Les skieurs sont peu nombreux en ce jeudi matin. Le bruit du téléski change. Il ralentit. Une économie d’énergie bienvenue dans ce contexte de sobriété. Naturellement, les installations possèdent trois vitesses figurées sur l’armoire de contrôle. La V1 est employée pour le démarrage, les débutants ou lorsque le câble est givré. «On peut aussi voir le nombre d’heures pendant lesquelles a tourné le téléski et le nombre de perches qui ont été utilisées. On doit noter ces informations en fin de journée sur notre feuille de route ainsi que les problèmes survenus au cours de l’utilisation», précise Fabienne. C’est la deuxième saison de la perchgirl.

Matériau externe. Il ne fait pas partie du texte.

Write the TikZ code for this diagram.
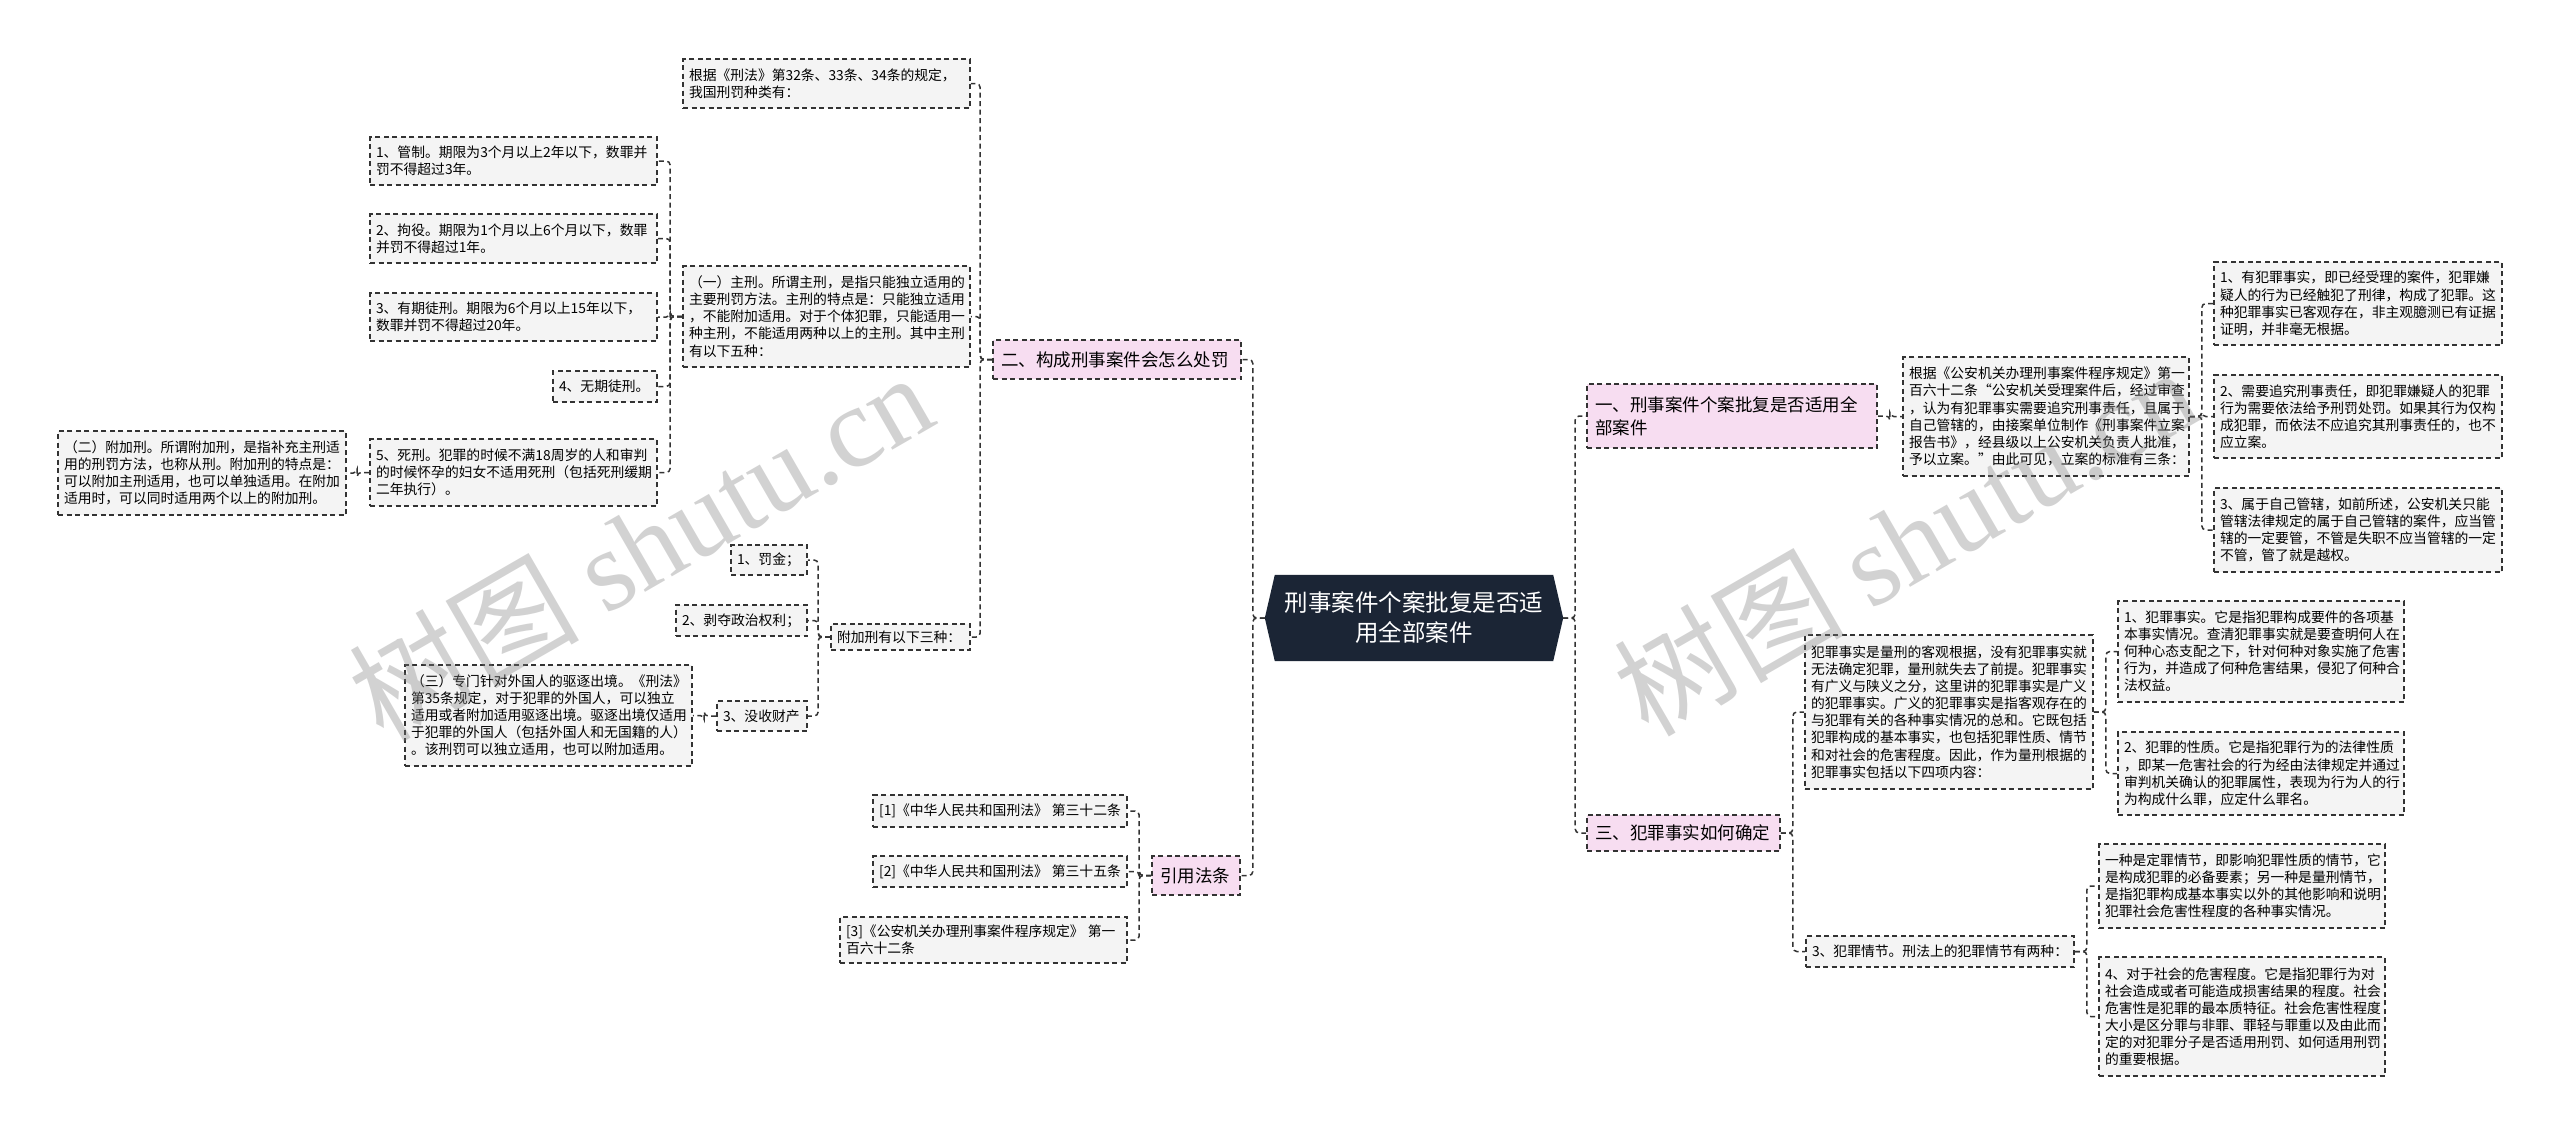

Elle ne tarit pas d’éloges sur sa direction ou ses collègues. Elle dépeint avec passion l’ambiance familiale qui règne sur ce domaine glacé. «C’est le plus bel endroit au monde où travailler». Une vision partagée par Christine dont c’est la première saison. Après une carrière en tant qu’infirmière et maîtresse d’école, elle a décidé de changer de vie. «Je suis amoureuse de l’Aubrac, j’aime être dehors, à l’air libre et dans les vacances des gens», sourit la jeune recrue. Entre le téléski des Murs, où elle est en poste aujourd’hui, et le chalet, un câble noir trace son chemin sur le sol d’albâtre. À son extrémité, une radio. Pas de chance, c’est le moment des pubs. La perchgirl a très vite saisi les subtilités de son métier. «Même si c’est plus physique, je préfère les téléskis manuels, je suis plus proche des gens».
Pour les vacances scolaires, l’équipe va être complétée par deux perchmans supplémentaires. Après sept heures de travail, les perchistes raccrochent leur casquette de conducteur. La journée est terminée.